All of this work means that it’s time to look back on the impact that 4-H has on the youth of the area, and those responsible for putting all of the events on agree. During the Feb. 4 meeting of the Platte County Board of Supervisors, Jill Goedeken, 4-H youth development/extension educator for Nebraska Extension, presented the board with a proclamation proclaiming February to be 4-H month in Platte County. It passed, easily and unanimously, just like numerous others across the state of Nebraska during this busy month.
So why February? Why a month associated with cold temperatures and freezing ground? Well, Goedeken and her team are pretty busy during this time of year. Like the smallest seed, the growth of a year of 4-H has to start somewhere.
“It’s an opportunity to capitalize on when most youth are enrolling in 4-H,” Goedeken said. “It’s just a really active time for our program, especially in Platte County, where we’re doing a lot of school programs, our 4-H community clubs are getting started for the new year and there’s just a lot happening.”
February has proven to be a good month for Goedeken and Platte County 4-H to remind people about what they do and the impact that they have. For instance, earlier this month, 4-H held its beef weigh-in, where more than 250 heads of cattle were weighed as part of the organization’s market beef project. They also had two 4-H members, Mikayla Martensen and Kiersten Preister, talk about their work with 4-H outside of school, including Martensen’s role in the Ag Innovators program, something that is supported with help from the National 4-H Council.
In addition to that, an event was held on Monday at Pizza Ranch in Columbus to help facilitate enrollment in various 4-H programs and clubs. The month of February is used by 4-H as a way to explain the various programs that they offer, from their traditional livestock and agricultural programs to some new ideas like robotics and shooting sports.
“When we think about 4-H, there’s a lot of assumptions about the program and what all is included,” Goedeken said. “Ultimately, it’s important to know that 4-H has evolved with other opportunities over the course of time. The good thing about 4-H is that there are hundreds of things that 4-H’ers can do through the program and some of the things that are a little bit newer are different to when their parents went through 4-H.”
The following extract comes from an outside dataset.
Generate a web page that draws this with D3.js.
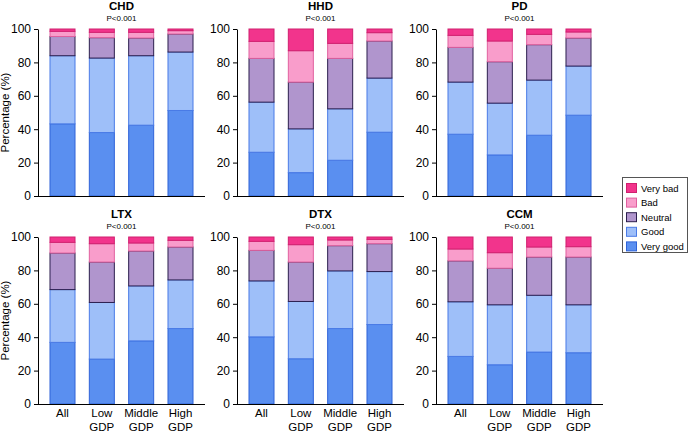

As for 2020, Goedeken said she expects this year to be a strong one as she continues to build and mold the next generation of workers and leaders through the many 4-H activities and programs. Notably, 4-H will have involvement in the Cattlemen’s Ball, with the group slated to help out with the planning of the festivities.
“We have high expectations for 2020,” Goedeken said. “Locally, we’re excited that the Cattlemen’s Ball is coming (it is planned for June), with the goal of having our 4-H’ers understand that they’re part of a bigger world, and (with) having them experience some community service in a unique way, we plan to have them involved in the Cattlemen’s Ball in terms of helping them with the prep work. We’re hoping to capitalize on that as a unique experience coming to the city and try to involve the 4-H’ers as much as we can.”